For today, the closing paragraphs from Douglas Hofstadter’s I Am A Strange Loop.
We human beings are macroscopic structures in a universe whose laws reside at a microscopic level. As survival-seeking beings, we are driven to seek efficient explanations that make reference only to entities at our own level. We therefore draw conceptual boundaries around entities that we easily perceive, and in so doing we carve out what seems to us to be reality. The “I” we create for each of us is a quintessential example of such a perceived or invented reality, and it does such a good job of explaining our behavior that it becomes the hub around which the rest of the world seems to rotate. But this “I” notion is just a shorthand for a vast mass of seething and churning of which we are necessarily unaware.
Sometimes, when my leg goes to sleep (as we put it in English) and I feel a thousand pins and needles tingling inside it, I say to myself, “Aha! So this is what being alive really is! I’m getting a rare glimpse of how complex I truly am!” (In French, one says that one has “ants in one’s leg”, and the cartoon character Dennis the Menace once remarked that he had “ginger ale in his leg” — two unforgettable metaphors for this odd yet universal sensation.) Of course we can never come close to experiencing the full tingling complexity of what we truly are, since we have, to take just one typical example, six billion trillion (that is, six thousand million million million) copies of the hemoglobin molecule rushing about helter-skelter through our veins at all moments, and in each second of our lives, 400 trillion of them are destroyed while another 400 trillion are created. Numbers like these are way beyond human comprehension.

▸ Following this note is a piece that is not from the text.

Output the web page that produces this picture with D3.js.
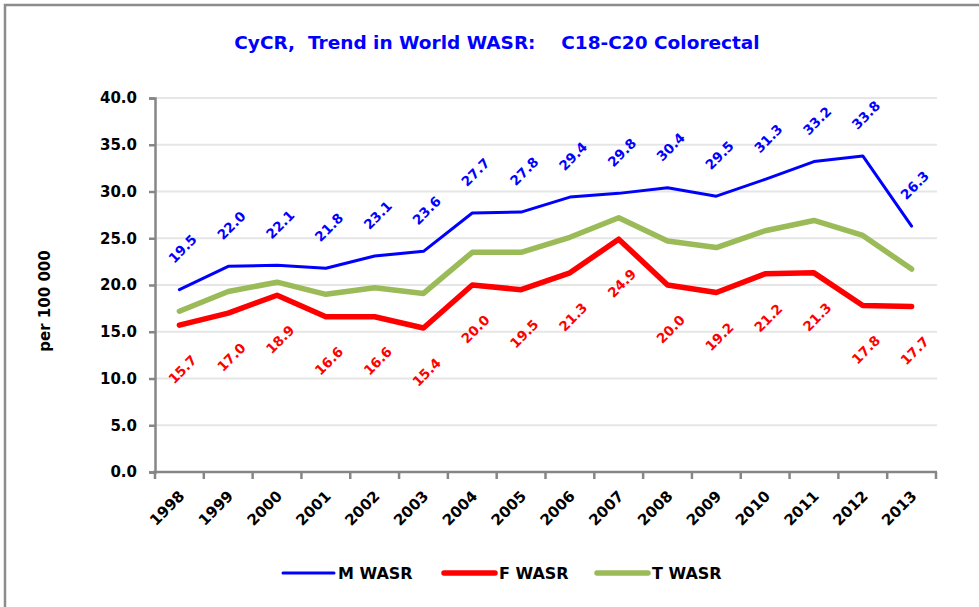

But our own unfathomability is a lucky thing for us! Just as we might shrivel up and die if we could truly grasp how minuscule we are in comparison to the vast universe we live in, so we might also explode in fear and shock if we were privy to the unimaginably frantic goings-on inside our bodies. We live in a state of blessed ignorance, but it is also a state of marvelous enlightenment, for it involves floating in a universe of mid-level categories of our own creation — categories that function incredibly well as survival enhancers.

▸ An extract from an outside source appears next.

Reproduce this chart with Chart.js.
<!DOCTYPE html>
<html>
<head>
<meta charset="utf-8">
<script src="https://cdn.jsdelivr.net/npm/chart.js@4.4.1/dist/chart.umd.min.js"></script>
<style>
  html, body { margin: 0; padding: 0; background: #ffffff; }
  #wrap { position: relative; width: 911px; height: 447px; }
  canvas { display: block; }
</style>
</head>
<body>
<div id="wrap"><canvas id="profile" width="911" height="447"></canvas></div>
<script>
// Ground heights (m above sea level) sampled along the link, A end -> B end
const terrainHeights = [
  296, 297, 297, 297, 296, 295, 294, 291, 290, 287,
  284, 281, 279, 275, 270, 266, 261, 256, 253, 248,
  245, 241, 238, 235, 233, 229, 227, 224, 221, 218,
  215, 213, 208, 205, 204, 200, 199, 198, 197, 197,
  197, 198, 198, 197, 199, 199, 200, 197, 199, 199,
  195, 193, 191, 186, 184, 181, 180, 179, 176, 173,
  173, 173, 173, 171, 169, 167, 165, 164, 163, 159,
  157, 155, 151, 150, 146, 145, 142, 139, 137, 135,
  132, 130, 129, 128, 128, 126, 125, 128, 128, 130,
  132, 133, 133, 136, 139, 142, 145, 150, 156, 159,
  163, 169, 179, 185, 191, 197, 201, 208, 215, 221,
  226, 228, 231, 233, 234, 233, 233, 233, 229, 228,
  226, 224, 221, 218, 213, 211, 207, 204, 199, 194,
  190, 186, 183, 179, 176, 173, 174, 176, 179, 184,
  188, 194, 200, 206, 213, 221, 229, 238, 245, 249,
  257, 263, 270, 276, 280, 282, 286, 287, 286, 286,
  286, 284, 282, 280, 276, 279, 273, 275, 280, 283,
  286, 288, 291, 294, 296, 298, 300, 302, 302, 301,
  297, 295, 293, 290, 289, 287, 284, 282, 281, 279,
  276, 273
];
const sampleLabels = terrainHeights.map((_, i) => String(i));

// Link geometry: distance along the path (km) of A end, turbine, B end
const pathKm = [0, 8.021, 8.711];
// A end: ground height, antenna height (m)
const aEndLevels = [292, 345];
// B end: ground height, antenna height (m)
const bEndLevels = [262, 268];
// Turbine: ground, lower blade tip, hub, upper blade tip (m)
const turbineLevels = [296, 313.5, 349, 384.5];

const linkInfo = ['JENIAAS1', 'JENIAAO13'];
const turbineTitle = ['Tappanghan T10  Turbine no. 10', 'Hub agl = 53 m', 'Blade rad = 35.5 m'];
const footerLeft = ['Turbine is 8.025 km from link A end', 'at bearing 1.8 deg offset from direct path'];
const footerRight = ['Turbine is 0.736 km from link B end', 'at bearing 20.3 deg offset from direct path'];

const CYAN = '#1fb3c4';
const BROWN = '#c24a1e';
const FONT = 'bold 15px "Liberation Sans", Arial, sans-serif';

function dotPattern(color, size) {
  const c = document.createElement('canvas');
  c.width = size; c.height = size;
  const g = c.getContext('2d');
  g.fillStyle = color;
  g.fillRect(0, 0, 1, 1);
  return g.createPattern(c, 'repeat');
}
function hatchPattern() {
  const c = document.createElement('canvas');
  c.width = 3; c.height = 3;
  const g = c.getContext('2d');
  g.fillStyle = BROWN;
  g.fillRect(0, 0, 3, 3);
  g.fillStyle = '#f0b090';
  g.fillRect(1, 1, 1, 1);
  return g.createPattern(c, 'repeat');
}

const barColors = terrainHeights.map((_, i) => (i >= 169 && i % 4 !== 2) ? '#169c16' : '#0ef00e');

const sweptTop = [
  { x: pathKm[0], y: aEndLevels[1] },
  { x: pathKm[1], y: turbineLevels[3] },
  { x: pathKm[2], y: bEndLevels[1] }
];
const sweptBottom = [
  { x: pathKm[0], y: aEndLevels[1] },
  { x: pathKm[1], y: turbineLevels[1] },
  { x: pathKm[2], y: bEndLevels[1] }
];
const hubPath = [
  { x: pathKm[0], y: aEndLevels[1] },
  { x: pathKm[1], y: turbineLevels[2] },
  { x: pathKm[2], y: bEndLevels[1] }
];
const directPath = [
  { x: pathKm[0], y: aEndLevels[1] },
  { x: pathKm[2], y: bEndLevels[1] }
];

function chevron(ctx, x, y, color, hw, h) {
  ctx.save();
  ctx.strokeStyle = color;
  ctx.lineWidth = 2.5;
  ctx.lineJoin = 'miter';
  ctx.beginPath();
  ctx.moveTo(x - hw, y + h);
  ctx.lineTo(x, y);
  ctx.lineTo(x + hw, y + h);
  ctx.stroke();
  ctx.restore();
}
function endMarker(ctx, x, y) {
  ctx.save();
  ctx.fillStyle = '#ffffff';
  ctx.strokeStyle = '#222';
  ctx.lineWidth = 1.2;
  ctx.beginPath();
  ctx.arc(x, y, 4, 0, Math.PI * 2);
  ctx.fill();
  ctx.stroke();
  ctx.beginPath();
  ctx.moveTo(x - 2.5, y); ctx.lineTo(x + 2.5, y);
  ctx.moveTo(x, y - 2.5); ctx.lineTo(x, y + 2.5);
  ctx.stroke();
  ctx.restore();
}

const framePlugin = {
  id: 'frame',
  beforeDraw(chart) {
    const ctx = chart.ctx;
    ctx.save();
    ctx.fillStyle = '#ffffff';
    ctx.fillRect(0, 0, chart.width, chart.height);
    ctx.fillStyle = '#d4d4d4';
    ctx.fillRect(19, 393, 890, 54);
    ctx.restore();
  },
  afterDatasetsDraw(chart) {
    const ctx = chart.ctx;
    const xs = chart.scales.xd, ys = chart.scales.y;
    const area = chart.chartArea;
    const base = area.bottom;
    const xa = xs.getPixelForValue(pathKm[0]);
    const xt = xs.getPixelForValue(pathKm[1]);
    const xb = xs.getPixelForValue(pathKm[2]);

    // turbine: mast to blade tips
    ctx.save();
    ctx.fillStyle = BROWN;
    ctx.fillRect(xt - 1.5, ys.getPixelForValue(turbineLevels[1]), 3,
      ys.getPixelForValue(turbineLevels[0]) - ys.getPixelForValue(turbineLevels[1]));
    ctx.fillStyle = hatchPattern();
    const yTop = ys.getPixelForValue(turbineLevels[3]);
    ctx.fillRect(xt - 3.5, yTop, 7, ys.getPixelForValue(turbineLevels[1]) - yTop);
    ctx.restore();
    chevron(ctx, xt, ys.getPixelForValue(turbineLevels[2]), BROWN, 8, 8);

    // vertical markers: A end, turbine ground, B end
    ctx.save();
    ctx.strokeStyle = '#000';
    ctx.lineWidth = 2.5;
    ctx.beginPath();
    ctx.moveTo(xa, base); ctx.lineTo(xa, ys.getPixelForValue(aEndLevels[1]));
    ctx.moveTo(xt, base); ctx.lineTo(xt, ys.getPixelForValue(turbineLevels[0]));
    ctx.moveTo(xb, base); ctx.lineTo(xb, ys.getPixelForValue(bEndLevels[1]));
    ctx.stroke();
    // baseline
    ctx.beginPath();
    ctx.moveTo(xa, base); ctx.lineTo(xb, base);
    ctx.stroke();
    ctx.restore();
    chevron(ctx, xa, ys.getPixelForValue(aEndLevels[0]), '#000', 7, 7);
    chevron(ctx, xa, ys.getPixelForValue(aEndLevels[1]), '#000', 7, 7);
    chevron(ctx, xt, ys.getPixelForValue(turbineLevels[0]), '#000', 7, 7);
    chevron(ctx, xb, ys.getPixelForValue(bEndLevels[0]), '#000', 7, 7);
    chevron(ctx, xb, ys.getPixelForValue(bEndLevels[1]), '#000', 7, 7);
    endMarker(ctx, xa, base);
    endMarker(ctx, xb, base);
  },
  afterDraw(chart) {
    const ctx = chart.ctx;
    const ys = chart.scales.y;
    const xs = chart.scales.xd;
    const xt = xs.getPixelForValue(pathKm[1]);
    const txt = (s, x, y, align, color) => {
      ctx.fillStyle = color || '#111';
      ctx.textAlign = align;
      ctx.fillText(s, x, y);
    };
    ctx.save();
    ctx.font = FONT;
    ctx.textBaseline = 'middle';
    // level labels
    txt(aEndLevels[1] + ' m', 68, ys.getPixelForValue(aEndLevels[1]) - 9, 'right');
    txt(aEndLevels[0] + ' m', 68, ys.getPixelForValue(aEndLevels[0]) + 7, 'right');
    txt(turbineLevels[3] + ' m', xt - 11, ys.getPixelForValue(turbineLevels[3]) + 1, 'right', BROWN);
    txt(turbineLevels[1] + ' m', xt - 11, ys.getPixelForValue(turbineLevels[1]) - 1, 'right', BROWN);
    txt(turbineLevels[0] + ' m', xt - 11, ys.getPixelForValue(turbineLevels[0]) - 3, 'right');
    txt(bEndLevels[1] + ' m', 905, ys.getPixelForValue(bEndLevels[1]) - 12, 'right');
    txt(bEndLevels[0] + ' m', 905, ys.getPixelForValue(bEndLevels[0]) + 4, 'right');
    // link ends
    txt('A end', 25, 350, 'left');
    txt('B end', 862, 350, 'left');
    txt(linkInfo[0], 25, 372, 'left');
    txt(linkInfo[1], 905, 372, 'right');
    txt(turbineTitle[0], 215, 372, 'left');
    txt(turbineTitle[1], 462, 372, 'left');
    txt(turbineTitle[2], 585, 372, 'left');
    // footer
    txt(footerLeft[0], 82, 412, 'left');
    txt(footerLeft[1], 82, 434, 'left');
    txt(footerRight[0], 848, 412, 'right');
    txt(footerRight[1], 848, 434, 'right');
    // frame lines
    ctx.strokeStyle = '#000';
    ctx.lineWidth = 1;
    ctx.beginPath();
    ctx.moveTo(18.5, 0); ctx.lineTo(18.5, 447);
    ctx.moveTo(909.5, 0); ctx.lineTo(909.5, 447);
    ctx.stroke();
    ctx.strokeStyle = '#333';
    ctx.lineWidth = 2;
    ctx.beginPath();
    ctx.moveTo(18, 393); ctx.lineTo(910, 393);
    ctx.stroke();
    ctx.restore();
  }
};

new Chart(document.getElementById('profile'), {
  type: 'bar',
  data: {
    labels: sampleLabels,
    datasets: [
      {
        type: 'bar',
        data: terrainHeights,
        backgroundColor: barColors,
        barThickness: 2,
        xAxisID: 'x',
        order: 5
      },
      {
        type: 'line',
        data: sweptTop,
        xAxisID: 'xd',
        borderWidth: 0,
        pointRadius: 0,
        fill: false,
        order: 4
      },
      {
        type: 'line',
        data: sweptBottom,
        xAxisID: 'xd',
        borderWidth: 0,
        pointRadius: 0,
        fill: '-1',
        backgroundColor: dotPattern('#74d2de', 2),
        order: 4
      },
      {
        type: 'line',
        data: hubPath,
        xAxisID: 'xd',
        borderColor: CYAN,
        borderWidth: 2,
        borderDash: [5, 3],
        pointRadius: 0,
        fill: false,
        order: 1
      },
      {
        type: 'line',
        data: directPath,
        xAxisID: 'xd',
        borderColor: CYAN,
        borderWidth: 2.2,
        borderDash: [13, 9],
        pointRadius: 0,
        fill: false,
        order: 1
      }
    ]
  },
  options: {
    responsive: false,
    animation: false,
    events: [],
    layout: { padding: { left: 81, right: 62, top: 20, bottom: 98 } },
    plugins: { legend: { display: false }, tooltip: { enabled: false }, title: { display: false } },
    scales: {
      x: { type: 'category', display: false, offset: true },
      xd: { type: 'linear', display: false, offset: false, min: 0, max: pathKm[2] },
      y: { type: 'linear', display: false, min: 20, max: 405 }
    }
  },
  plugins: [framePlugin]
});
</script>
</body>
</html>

In the end, we self-perceiving, self-inventing, locked-in mirages are little miracles of self-reference. We believe in marbles that disintegrate when we search for them but that are as real as any genuine marble when we’re not looking for them. Our very nature is such as to prevent us from fully understanding its very nature. Poised midway between the unvisualizable cosmic vastness of curved spacetime and the dubious, shadowy flickerings of charged quanta, we human beings, more like rainbows and mirages than like raindrops or boulders, are unpredictable self-writing poems — vague, metaphorical, ambiguous, and sometimes exceedingly beautiful.
To see ourselves this way is probably not as comforting as believing in ineffable other-worldly wisps endowed with eternal existence, but it has its compensations. What one gives up on is a childlike sense that things are exactly as they appear, and that our solid-seeming, marble-like “I” is the realest thing in the world; what one acquires is an appreciation of how tenuous we are at our cores, and how wildly different we are from what we seem to be. As Kurt Gödel with his unexpected strange loops gave us a deeper and subtler vision of what mathematics is all about, so the strange-loop characterization of our essences gives us a deeper and subtler vision of what it is to be human. And to my mind, the loss is worth the gain.

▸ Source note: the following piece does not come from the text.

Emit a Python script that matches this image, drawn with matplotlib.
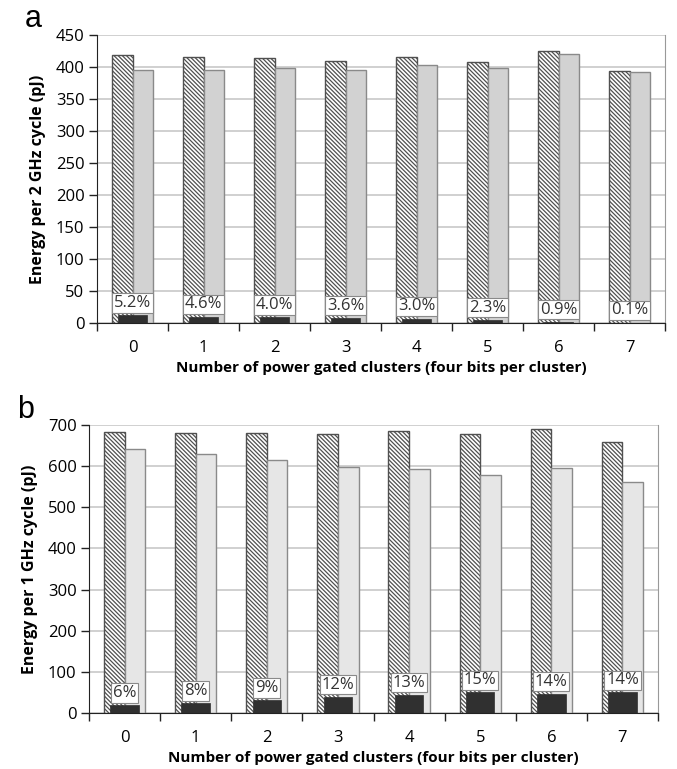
import numpy as np
import matplotlib
matplotlib.use('Agg')
import matplotlib.pyplot as plt

plt.rcParams['font.family'] = ['Open Sans', 'DejaVu Sans']
plt.rcParams['hatch.linewidth'] = 0.9

clusters = ['0', '1', '2', '3', '4', '5', '6', '7']

# panel a : 2 GHz
a_hatched = [419, 416, 414, 410, 415, 408, 425, 393]
a_gray = [396, 396, 398, 395, 403, 398, 421, 392]
a_black = [12, 10, 9, 8, 7, 5, 2, 0.5]
a_pct = ['5.2%', '4.6%', '4.0%', '3.6%', '3.0%', '2.3%', '0.9%', '0.1%']

# panel b : 1 GHz
b_hatched = [682, 681, 680, 677, 685, 679, 691, 659]
b_gray = [642, 630, 616, 599, 594, 579, 596, 562]
b_black = [19, 24, 31, 39, 44, 50, 47, 50]
b_pct = ['6%', '8%', '9%', '12%', '13%', '15%', '14%', '14%']


def panel(ax, hatched, gray, black, pct, gray_col, ymax, ystep, ylabel):
	x = np.arange(len(clusters))
	w = 0.29
	ax.bar(x - w / 2, hatched, w, color='white', edgecolor='#505050', hatch='\\\\\\\\\\\\\\\\', linewidth=1, zorder=2)
	ax.bar(x + w / 2, gray, w, color=gray_col, edgecolor='#8a8a8a', linewidth=1, zorder=2)
	ax.bar(x, black, 0.4, color='#303030', edgecolor='#303030', linewidth=0.5, zorder=3)
	for xi, v, t in zip(x, black, pct):
		ax.annotate(t, (xi, v), xytext=(0, 3), textcoords='offset points', ha='center', va='bottom',
			fontsize=12, color='#333333', zorder=4,
			bbox=dict(boxstyle='square,pad=0.1', fc='white', ec='#8a8a8a', lw=0.8))

	ax.set_xlim(-0.5, len(clusters) - 0.5)
	ax.set_ylim(0, ymax)
	ax.set_yticks(np.arange(0, ymax + 1, ystep))
	ax.set_xticks(x)
	ax.set_xticklabels(clusters)
	ax.set_xticks(np.arange(-0.5, len(clusters)), minor=True)
	ax.tick_params(axis='x', which='major', length=0, pad=12, labelsize=12)
	ax.tick_params(axis='x', which='minor', length=6, width=1, color='#222222')
	ax.tick_params(axis='y', length=6, width=1, color='#222222', labelsize=12, pad=3)
	ax.grid(axis='y', color='#c8c8c8', linewidth=1.2, zorder=0)
	ax.set_axisbelow(True)
	ax.spines['top'].set_visible(False)
	ax.spines['right'].set_color('#999999')
	ax.spines['left'].set_color('#222222')
	ax.spines['bottom'].set_color('#222222')
	ax.spines['bottom'].set_zorder(5)
	ax.set_ylabel(ylabel, fontsize=11.5, fontweight='bold', labelpad=7)
	ax.set_xlabel('Number of power gated clusters (four bits per cluster)', fontsize=11, fontweight='bold', labelpad=4)


fig = plt.figure(figsize=(6.77, 7.69), dpi=100)
ax1 = fig.add_axes([0.1433, 0.580, 0.839, 0.3745])
ax2 = fig.add_axes([0.1315, 0.0728, 0.8405, 0.3745])

panel(ax1, a_hatched, a_gray, a_black, a_pct, '#d2d2d2', 450, 50, 'Energy per 2 GHz cycle (pJ)')
panel(ax2, b_hatched, b_gray, b_black, b_pct, '#e6e6e6', 700, 100, 'Energy per 1 GHz cycle (pJ)')

fig.text(0.037, 0.965, 'a', fontsize=22, family='Liberation Sans')
fig.text(0.025, 0.457, 'b', fontsize=22, family='Liberation Sans')

fig.savefig('out.png', dpi=100)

I’ve previously written about the idea that “I” might not exist across time - instead, that we may be one of many observers, stretching across every waking moment of our lifespan, who share nearly all of (but nothing more than!) our memories and psychological attributes.
There’s another sense in which “I” is a weaker, more ambiguous entity than we might imagine. This is what Hofstadter points out: that categories distinguishing objects, and indeed identifying us as separate from the world around us, are high-level abstractions that may be more “useful” than “real.” We’re spared the burden of seeing “ground reality” — more a soup of matter and energy than a salad of individual souls.
But as with Parfit’s view, one of the benefits of recognizing this ground reality is the reminder: we were never the main character.